A trip beyond the Western Ghats is a big relief for vehicles from Kerala. They taste 'freedom' on the wide roads. But in Tamil Nadu a feast awaits the eyes of travellers too.The green expanse of the paddy fields teaches several lessons in real development to a Keralite along with some other insights.
Tamil Nadu sports wide roads thanks to the generous availability of land that Kerala cannot match. But our state can emulate the greenery seen on the sides of roads in the neighbouring state.
In Tamil Nadu, tamarind trees are planted on roadsides. Tamarind tree has three advantages. One is shade. The second, the tamarind produced can be used in our kitchen and third, the strong wood of the tree can withstand natural calamities and also does not break as it ages.
Keralites have seen only flowering trees on roadsides the branches of which break during heavy rain. Some trees may even be uprooted in inclement weather.
The road in Tamil Nadu, meanwhile, continue to keep travellers cool.
Travellers from Kerala would wonder whether they are still in the state when visiting Tamil Nadu. Coconut trees and paddy field, which were once synonymous with Kerala, are seen more in Tamil Nadu than our state.
Natives of Tamil Nadu would inform you that most of the coconut groves in that land are owned by Keralites.
One can see several functions organized following the 'green protocol' in Tamil Nadu. Fronds of coconut trees are used to set up temporary structures. This applies to the important events like wedding too.

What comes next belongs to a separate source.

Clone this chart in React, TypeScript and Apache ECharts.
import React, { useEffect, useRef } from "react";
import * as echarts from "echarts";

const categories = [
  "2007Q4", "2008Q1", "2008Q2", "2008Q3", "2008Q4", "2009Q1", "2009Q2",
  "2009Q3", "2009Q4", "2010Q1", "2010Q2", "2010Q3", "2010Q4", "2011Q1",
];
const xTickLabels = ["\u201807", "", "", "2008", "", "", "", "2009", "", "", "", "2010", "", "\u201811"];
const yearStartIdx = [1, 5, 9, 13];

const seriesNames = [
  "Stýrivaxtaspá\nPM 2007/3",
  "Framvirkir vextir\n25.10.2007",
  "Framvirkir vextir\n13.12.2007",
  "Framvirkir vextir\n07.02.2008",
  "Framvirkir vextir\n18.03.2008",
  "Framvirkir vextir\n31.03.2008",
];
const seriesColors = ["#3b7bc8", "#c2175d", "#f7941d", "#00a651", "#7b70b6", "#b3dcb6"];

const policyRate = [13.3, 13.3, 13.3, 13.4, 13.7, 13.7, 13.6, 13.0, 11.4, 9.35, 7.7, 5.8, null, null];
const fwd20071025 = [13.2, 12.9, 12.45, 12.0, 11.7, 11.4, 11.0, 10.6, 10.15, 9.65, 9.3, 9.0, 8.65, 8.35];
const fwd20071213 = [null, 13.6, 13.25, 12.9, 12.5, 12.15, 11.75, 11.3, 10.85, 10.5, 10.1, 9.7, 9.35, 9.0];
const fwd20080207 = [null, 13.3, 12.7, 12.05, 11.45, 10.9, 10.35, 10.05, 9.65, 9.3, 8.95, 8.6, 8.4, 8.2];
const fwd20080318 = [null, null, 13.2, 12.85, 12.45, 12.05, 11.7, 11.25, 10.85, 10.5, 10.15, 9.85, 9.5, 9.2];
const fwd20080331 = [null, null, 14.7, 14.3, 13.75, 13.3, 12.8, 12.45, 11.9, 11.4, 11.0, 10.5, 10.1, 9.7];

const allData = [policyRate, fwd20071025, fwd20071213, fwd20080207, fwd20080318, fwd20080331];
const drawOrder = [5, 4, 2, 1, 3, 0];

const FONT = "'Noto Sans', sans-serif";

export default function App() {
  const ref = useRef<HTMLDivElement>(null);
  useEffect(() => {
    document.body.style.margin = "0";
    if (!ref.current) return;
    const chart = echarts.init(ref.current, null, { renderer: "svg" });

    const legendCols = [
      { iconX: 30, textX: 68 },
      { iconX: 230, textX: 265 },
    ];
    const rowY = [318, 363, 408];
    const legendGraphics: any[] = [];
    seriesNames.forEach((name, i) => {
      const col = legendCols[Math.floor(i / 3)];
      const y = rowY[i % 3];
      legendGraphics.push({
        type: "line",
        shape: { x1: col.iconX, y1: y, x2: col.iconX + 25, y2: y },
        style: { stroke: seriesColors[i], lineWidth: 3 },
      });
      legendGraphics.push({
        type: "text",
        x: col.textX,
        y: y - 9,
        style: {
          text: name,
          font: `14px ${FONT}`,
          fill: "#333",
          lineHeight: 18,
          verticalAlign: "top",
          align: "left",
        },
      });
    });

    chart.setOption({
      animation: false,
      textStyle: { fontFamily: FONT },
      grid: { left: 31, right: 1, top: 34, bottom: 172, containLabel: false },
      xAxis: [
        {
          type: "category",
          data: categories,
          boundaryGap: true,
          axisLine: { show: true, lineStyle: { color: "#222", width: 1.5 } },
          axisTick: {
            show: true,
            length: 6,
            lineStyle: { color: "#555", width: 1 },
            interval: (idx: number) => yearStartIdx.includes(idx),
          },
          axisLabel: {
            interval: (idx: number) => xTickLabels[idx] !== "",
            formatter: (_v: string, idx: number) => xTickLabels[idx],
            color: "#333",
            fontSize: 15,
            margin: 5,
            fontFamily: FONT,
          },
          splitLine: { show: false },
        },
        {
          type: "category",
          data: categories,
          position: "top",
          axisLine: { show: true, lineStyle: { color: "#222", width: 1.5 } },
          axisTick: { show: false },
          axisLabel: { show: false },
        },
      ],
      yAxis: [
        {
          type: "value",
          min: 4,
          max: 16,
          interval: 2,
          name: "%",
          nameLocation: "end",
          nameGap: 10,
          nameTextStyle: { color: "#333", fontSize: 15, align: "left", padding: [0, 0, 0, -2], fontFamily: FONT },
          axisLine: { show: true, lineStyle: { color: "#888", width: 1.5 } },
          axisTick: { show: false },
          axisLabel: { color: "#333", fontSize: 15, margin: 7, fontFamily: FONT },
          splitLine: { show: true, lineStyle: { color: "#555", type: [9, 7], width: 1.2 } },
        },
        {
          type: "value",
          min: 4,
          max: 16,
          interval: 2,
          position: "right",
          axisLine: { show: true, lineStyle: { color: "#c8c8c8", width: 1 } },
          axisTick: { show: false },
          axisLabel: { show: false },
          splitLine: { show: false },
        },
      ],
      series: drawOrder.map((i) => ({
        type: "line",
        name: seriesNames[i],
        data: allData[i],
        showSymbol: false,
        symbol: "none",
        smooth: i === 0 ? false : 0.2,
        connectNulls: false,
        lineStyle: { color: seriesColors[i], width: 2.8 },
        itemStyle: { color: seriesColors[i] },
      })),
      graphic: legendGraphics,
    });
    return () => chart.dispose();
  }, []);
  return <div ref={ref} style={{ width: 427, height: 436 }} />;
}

No plastic is used in building these structures, offering a pleasing sight to eyes and causing no damage to the environment.
Most hotels in Tamil Nadu serve food on leaves. Breakfast, lunch and dinner, biriyani and dosa all can be tasted on leaves.
In Kerala, the mushrooming street-side food outlets give out parcels in plastic covers that are disposed haphazardly, destroying nature. This also poses a serious health hazard. Nobody in Kerala considers the health issues they may develop by eating a hot omelet that was packed in a plastic cover.
A model that Kerala can emulate is seen on the route to Pichavaram, a tourist spot. Pickles are sold in small packets here. Buy a packet and you can learn the difference. The outer covering is made of paper and inside it, pickle is packed in a leaf.
Elders in Kerala would tell you that in olden days, food used to be packed in teak leaves here too.
We may not be able to totally avoid plastic in our lives. But the packing of pickles gives Keralites, who dump tonnes of tiny plastic covers, some valuable lessons.
When we learn that the most dangerous garbage dumped in the seas is the straw used to drink juice, the importance of pickle packing in Tamil Nadu becomes more evident.
Though we may have limitations in replicating the Tamil Nadu model entirely in Kerala, we need to set up 'oases' where the green protocol is observed in earnest.
This would not only save nature but also generate several new job opportunities.